Surveillance AI lost child detection workflows with CCTV

October 6, 2025

Use cases

This chapter introduces AI-powered CCTV workflows for lost child detection

AI-powered CCTV workflows focus on real-time monitoring in public spaces such as parks, malls, and transport hubs. The goal is to detect and alert quickly when a lost child appears in a scene. Cameras capture continuous video streams and then feed those streams into local or edge compute that runs computer vision and machine learning models. First, the system detects a person and then classifies whether the person is a child. Next, the pipeline extracts face regions and compares them against a missing people or missing child database. If a match arises, the system issues an alert and notifies guardians or security staff without delay.

This basic workflow has three clear stages: video capture, video analysis, and alerting. Video capture uses existing surveillance camera infrastructure, and the footage moves into an on-prem or edge service that preserves privacy and control. Video analysis runs detection and recognition models, with the detector drawing a bounding box and tracking across frames. Then the face recognition stage produces identification scores that security teams can act on. Finally, the alert stage triggers an alarm, SMS, or a message to a security operations room for rapid response.

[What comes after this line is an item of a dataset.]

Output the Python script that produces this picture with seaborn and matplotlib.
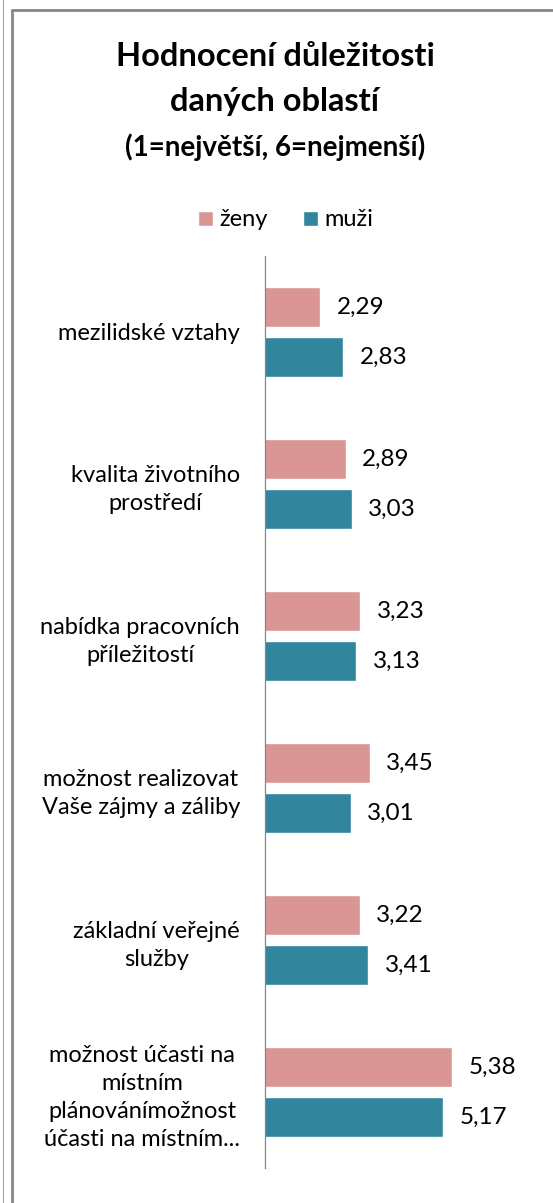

Operators often want to keep all data inside their environment. Visionplatform.ai supports this approach. Our platform turns existing CCTV into an operational sensor network so organizations can run AI on their own video data, retain control, and stream structured events to dashboards and security tools. That design reduces vendor lock-in and helps meet GDPR and EU AI Act requirements. For example, pilots that restrict processing to edge devices report faster response and clearer audit logs.

Public safety teams must design workflows that balance speed, accuracy, and privacy. Using local models reduces the likelihood that sensitive video data leaves the site. Also, systems can integrate with VMS and other operational tools, so alerts appear where teams already work. Finally, by combining object detection, tracking, and facial recognition, a practical system can move from raw footage to actionable alert in seconds.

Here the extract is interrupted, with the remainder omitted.